Algunos por su naturaleza camaleónica, otros por circunstancias adversas que no dan tregua o, los menos, por un entusiasmo aventurero, los seres humanos gozamos de una capacidad adaptativa a nuevos entornos que ningún otro ser vivo tiene.
De ahí que cuando escuchamos a mujeres ucranianas contar cómo (el porqué ya lo sabemos) dejaron la fría ciudad de Poltava para migrar a la semidesértica Saltillo en Coahuila; o vemos venezolanos maquillando los rompemuelles de La Paz, nadie se pregunta cómo le harán ellas para tolerar el verano norteño, ni de qué modo sobrevivirán aquellos -que emigraron de la costa caribeña- para respirar a nuestros casi cuatro mil metros de altura. Nos preocupan sí, las fracturas emocionales, los destierros obligados y las familias estropeadas.
Nuestra estructura corporal está presta al cambio de hábitat, no sin cierto flagelo (conservo cicatrices del crudo invierno de nuestra llegada a Sucre por primera vez, luego de salir de Ciudad de México, con una larga escala en la estival Tegucigalpa). Es la intrepidez la que en ocasiones puede aflojar. El miedo a lo ajeno, a lo que nunca ha sido nuestro. A lo que hemos vivido solo a través de algún canal de TV cable como Nat Geo o TLC.
Hace meses, en una visita a Colombia, unos “conocidos cercanos” nos invitaron a pasar el fin de semana en el hotel ecológico del que son dueños, en Buritaca, un estuario en el que confluyen el río del mismo nombre -que nace en lo alto de la Sierra Nevada de Santa Marta- y las aguas saladas del mar Caribe.
Una vez aceptada la invitación (quién declina un llamado al Edén), nos llegó el correo electrónico con las “condiciones” de la estadía: Dada la “política de sostenibilidad”, las habitaciones no contaban con aire acondicionado, ni agua caliente (ya no digamos wifi). Hasta ahí, todo controlable.
El instinto de supervivencia tuvo que activarse llegada la noche, luego de la advertencia del mesero -mientras nos servía el último mojito de la velada- de que, como los baños de la habitación no estaban techados (cumpliendo su eslogan: “la mejor experiencia de relajación y encuentro con la naturaleza”), debíamos cerrar bien nuestras puertas si queríamos evitar que nos visitaran los murciélagos.

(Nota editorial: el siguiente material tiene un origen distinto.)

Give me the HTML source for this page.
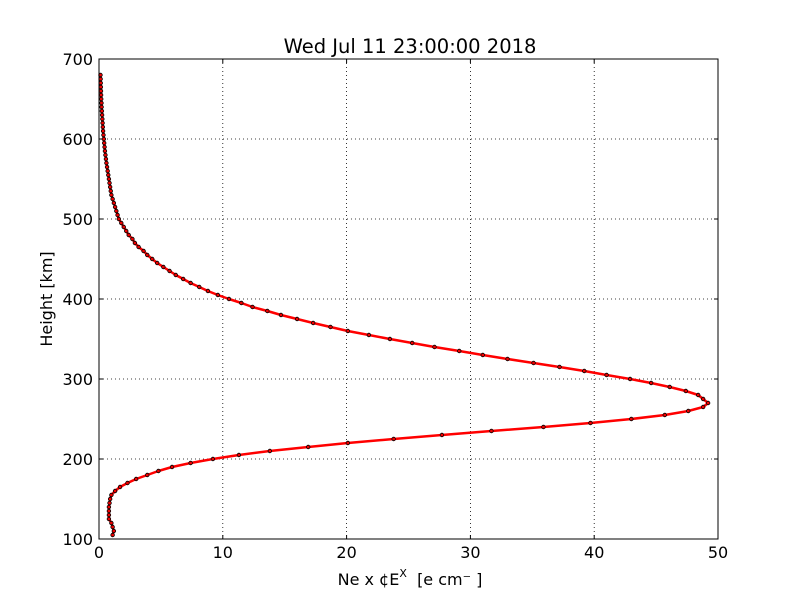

Una vez acostados y asegurada bien la puerta del baño, cerré los ojos dispuesta a emprender el descanso que solo un lugar paradisiaco como ese podía brindar. A los quince minutos mis pupilas se dilataron y las pestañas superiores se amalgamaron con mis cejas.
El búngalo en el que nos alojábamos quedaba en la mera playa, a solo cuarenta metros del mar. Nuestra puerta no tenía cerrojo. Las probabilidades de que algún disidente de las FARC residuales (estábamos en zona selvática) se aprovechara de turistas incautos en exhibición eran -si me preguntaban durante la vigilia- enormes. Así como grandes eran las posibilidades de que un caimán hambriento pasara por ahí y oliera algo digno de su cena. Para entonces, los murciélagos eran el menor de mis temores.
Por momentos aparecían destellos de optimismo cuando recordaba a Ingrid Bentacourt. Que luego de seis años de cautiverio en la selva y una operación de rescate tan controversial (por el uso indebido de emblemas como el de la Cruz Roja o el apoyo extranjero) como exitosa (no hubo un solo disparo), demandó al Estado colombiano (que la había rescatado) y le exigió el pago de unos siete millones de dólares como “compensación por los daños morales y económicos” emergentes del secuestro efectuado por las FARC. Con su estrambótica demanda, Betancourt no consiguió plata pero sí la creación de colectivos en las redes sociales pidiendo su devolución a la cautividad... Aun así, me aferré a la figura de la exrehén como única oportunidad de sacar rédito a mi estado de amenaza. Quién sabe y yo lograra algo llegado el caso.
Nunca una noche me había parecido tan larga, ni el canto de un gallo más esperanzador. En la mañana nos duchamos con agua fría -que es buena para la circulación-. Y con la mirada en el cielo radiante (suplicando que ningún pájaro gustara del champú anticontaminante de coco y quinua) me congratulé de estar viva.
Si me viera obligada a migrar a un bosque tropical, accionaría mi botón de aclimatación e invertiría en ansiolíticos. Pero mientras pueda mantenerme en este ecosistema seco y alto, agradeceré tener que preocuparme solo por que no entre una mosca al cuarto y se le ocurra zumbar. Eso sí, prefiero el canto de un gallo a la bocina del carro basurero; por muy musical que esta sea.